Signals, points and interlockings form the nervous system of the railway. Control and safety technology ensures that trains run safely and in the right order, and its planning is correspondingly demanding.
What control and safety technology comprises
Control and safety technology (in German: Leit- und Sicherungstechnik, LST) comprises all the installations that control and secure train traffic: signals, points and their drives, interlockings, track vacancy detection systems, level-crossing protection and train control systems. It ensures that routes are unambiguous and interlocked against wrong movements.
Without functioning signalling, safe rail operations are impossible. The demands on planning, execution and verification are correspondingly high, and the field is correspondingly tightly regulated.
What the planning has to deliver
- Planning of signal positions, sighting and signal visibility.
- Locking and route logic of the interlocking technology.
- Cable routes, power supply and earthing of the installations.
- Integration into existing installations and migration concepts for conversion under operations.
The migration in particular is demanding: new signalling usually has to be installed while the old one still carries operations. Every switchover step must be planned, checked and secured.
Rulebook and supervision
Construction supervision in control and safety technology is separately regulated. The authoritative document is the administrative provision of the Federal Railway Authority for construction supervision in signalling, telecommunications and electrical engineering (VV BAU-STE), supplemented by the group guidelines of DB InfraGO AG.
Critical interfaces
Signalling planning rarely stands alone. It interlocks with the permanent way (track position, points), the overhead line (switching states, earthing), civil works (cable routes) and operations (closure windows, commissioning). Errors usually do not arise within one trade but at these transitions.

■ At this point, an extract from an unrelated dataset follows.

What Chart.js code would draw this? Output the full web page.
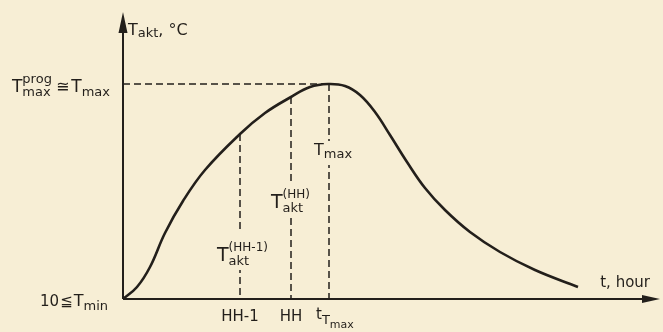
<!DOCTYPE html>
<html>
<head>
<meta charset="utf-8">
<script src="https://cdn.jsdelivr.net/npm/chart.js@4.4.1/dist/chart.umd.min.js"></script>
<style>
  html, body { margin: 0; padding: 0; background: #f7eed5; }
  #wrap { width: 663px; height: 332px; }
</style>
</head>
<body>
<div id="wrap"><canvas id="chart" width="663" height="332"></canvas></div>
<script>
// curve (t in arbitrary hour units, T in arbitrary degree units)
const tHours = [0, 1.4, 2.7, 4.2, 6.0, 8.2, 11.7, 14.2, 16.8, 18.7, 20.5, 22.2, 23.7, 25.2, 26.7, 28.4, 30.2, 32.2, 34.7, 37.7, 41.2, 45.5];
const tempAkt = [10, 11.2, 13.2, 16.6, 19.8, 22.9, 26.5, 28.6, 30.2, 31.2, 31.5, 31.3, 30.4, 28.7, 26.4, 23.7, 21.1, 18.9, 16.7, 14.7, 12.9, 11.2];

// marked hours: HH-1, HH, t_Tmax
const markerT = [11.7, 16.8, 20.6];
const markerTemp = [26.5, 30.2, 31.5];
const markerLabels = ['HH-1', 'HH', ''];

const tMin = 10;
const tPeak = 31.5;
const tAtPeak = 20.6;

const INK = '#231f1b';
const BG = '#f7eed5';
const FONT = '"DejaVu Sans", sans-serif';

const curve = tHours.map((t, i) => ({ x: t, y: tempAkt[i] }));

const dashed = (pts) => ({
  data: pts,
  borderColor: INK,
  borderWidth: 1.5,
  borderDash: [7, 4],
  pointRadius: 0,
  tension: 0,
  fill: false
});

const datasets = [{
  data: curve,
  borderColor: INK,
  borderWidth: 2.6,
  pointRadius: 0,
  tension: 0.4,
  fill: false
}];
datasets.push(dashed([{ x: 0, y: tPeak }, { x: tAtPeak, y: tPeak }]));
markerT.forEach((t, i) => {
  datasets.push(dashed([{ x: t, y: markerTemp[i] }, { x: t, y: tMin }]));
});

// draws pieces of text with sub/superscripts; returns the width
function parts(ctx, x0, base, list, dry) {
  let x = x0, prevStart = x0;
  list.forEach(p => {
    ctx.font = (p.w || 'normal') + ' ' + p.s + 'px ' + FONT;
    const w = ctx.measureText(p.t).width;
    const start = p.stack ? prevStart : x + (p.gap || 0);
    if (!dry) ctx.fillText(p.t, start, base + (p.dy || 0));
    prevStart = start;
    x = Math.max(x, start + w);
  });
  return x - x0;
}
function partsRight(ctx, xr, base, list) {
  const w = parts(ctx, 0, 0, list, true);
  parts(ctx, xr - w, base, list);
}
function partsCenter(ctx, xc, base, list) {
  const w = parts(ctx, 0, 0, list, true);
  parts(ctx, xc - w / 2, base, list);
}

const figure = {
  id: 'figure',
  beforeDraw(chart) {
    const ctx = chart.ctx;
    ctx.save();
    ctx.fillStyle = BG;
    ctx.fillRect(0, 0, chart.width, chart.height);
    ctx.restore();
  },
  afterDatasetsDraw(chart) {
    const { ctx, chartArea: a, scales } = chart;
    const sx = scales.x, sy = scales.y;
    ctx.save();
    ctx.strokeStyle = INK;
    ctx.fillStyle = INK;
    ctx.lineWidth = 2;
    // axes
    ctx.beginPath();
    ctx.moveTo(a.left, a.bottom);
    ctx.lineTo(a.left, a.top + 10);
    ctx.moveTo(a.left, a.bottom);
    ctx.lineTo(a.right - 10, a.bottom);
    ctx.stroke();
    // arrow heads
    ctx.beginPath();
    ctx.moveTo(a.left, a.top);
    ctx.lineTo(a.left - 4.5, a.top + 21);
    ctx.lineTo(a.left + 4.5, a.top + 21);
    ctx.closePath();
    ctx.fill();
    ctx.beginPath();
    ctx.moveTo(a.right, a.bottom);
    ctx.lineTo(a.right - 18, a.bottom - 4);
    ctx.lineTo(a.right - 18, a.bottom + 4);
    ctx.closePath();
    ctx.fill();

    ctx.textBaseline = 'alphabetic';
    ctx.textAlign = 'left';

    // axis titles
    parts(ctx, a.left + 5, a.top + 23, [
      { t: 'T', s: 16 }, { t: 'akt', s: 13, dy: 2 }, { t: ', °C', s: 16 }
    ]);
    partsRight(ctx, a.right - 10, a.bottom - 12, [{ t: 't, hour', s: 15 }]);

    // left side labels
    const yPk = sy.getPixelForValue(tPeak);
    partsRight(ctx, a.left - 13, yPk + 8, [
      { t: 'T', s: 17 },
      { t: 'prog', s: 13, dy: -9 },
      { t: 'max', s: 13, dy: 4, stack: true },
      { t: '≅', s: 16, gap: 4 },
      { t: 'T', s: 17, gap: 2 },
      { t: 'max', s: 13, dy: 4 }
    ]);
    partsRight(ctx, a.left - 15, a.bottom + 7, [
      { t: '10', s: 15 },
      { t: '≦', s: 15, gap: 1 },
      { t: 'T', s: 16, gap: 1 },
      { t: 'min', s: 13, dy: 4 }
    ]);

    // hour labels under the axis
    markerT.forEach((t, i) => {
      if (markerLabels[i]) partsCenter(ctx, sx.getPixelForValue(t), a.bottom + 22, [{ t: markerLabels[i], s: 15 }]);
    });
    const xPk = sx.getPixelForValue(markerT[2]);
    parts(ctx, xPk - 13, a.bottom + 20, [
      { t: 't', s: 15 },
      { t: 'T', s: 13, dy: 5 },
      { t: 'max', s: 11, dy: 9 }
    ]);

    // labels sitting on the dashed lines
    const x1 = sx.getPixelForValue(markerT[0]);
    const x2 = sx.getPixelForValue(markerT[1]);
    ctx.fillStyle = BG;
    ctx.fillRect(x1 - 26, 233, 56, 37);
    ctx.fillRect(x2 - 22, 184, 46, 33);
    ctx.fillRect(xPk - 17, 141, 42, 24);
    ctx.fillStyle = INK;
    parts(ctx, x1 - 23, 261, [
      { t: 'T', s: 19 },
      { t: '(HH-1)', s: 12, dy: -10 },
      { t: 'akt', s: 13, dy: 4, stack: true }
    ]);
    parts(ctx, x2 - 20, 208, [
      { t: 'T', s: 19 },
      { t: '(HH)', s: 12, dy: -10 },
      { t: 'akt', s: 13, dy: 4, stack: true }
    ]);
    parts(ctx, xPk - 15, 155, [
      { t: 'T', s: 16 },
      { t: 'max', s: 13, dy: 3 }
    ]);
    ctx.restore();
  }
};

new Chart(document.getElementById('chart'), {
  type: 'line',
  data: { datasets },
  options: {
    responsive: false,
    animation: false,
    events: [],
    layout: { padding: { left: 123, right: 3, top: 12, bottom: 33 } },
    plugins: { legend: { display: false }, tooltip: { enabled: false } },
    scales: {
      x: { type: 'linear', display: false, min: 0, max: 53.7 },
      y: { type: 'linear', display: false, min: tMin, max: 38.7 }
    }
  },
  plugins: [figure]
});
</script>
</body>
</html>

Construction supervision that keeps the permanent way, the overhead line and the signalling in view together recognises such interface conflicts early, rather than uncovering them only at commissioning.
Testing, acceptance and digitalisation
Before commissioning, the signalling must be thoroughly tested and accepted. Locking plans, routes and signal dependencies are verified against the planning, often in elaborate test processes, because an error here is directly safety-relevant.
With the digitalisation of the railway the field is shifting further: digital interlockings and the European train control system ETCS are replacing classic technology. This raises the demands on planning and construction supervision, because software, data states and migration are added to the classic structural interfaces.
From planning to execution
A signalling project begins with capturing the existing state and the operational requirements: which routes, which speeds, which links with neighbouring installations are needed. From this come the planning of the signal positions, the locking and route logic and the associated infrastructure.
This is followed by approval and implementation planning, in which the installation is defined down to the detail. In parallel, cable routes, power supply and earthing are coordinated with civil works and the overhead line so that nothing collides later.
In execution the new technology is installed, tested and put in place of the old step by step. Every switchover step needs its own operational rule and seamless documentation, because it directly changes how trains run safely.
The conclusion is the testing and acceptance before commissioning. Only once all dependencies have been verified against the planning does the installation go into operation. Seamless construction supervision holds this chain together from planning to commissioning.
Häufige Fragen
What does LST stand for?
For Leit- und Sicherungstechnik, that is control and safety technology: signals, points, interlockings and train control, the installations that control and secure train traffic.
Which rulebook applies to signalling construction supervision?
The authoritative document is the VV BAU-STE of the Federal Railway Authority, supplemented by the group guidelines of DB InfraGO AG.
Why is signalling migration so demanding?
Because the new technology usually has to be installed while the old one still carries operations. Every switchover step must be planned, checked and secured.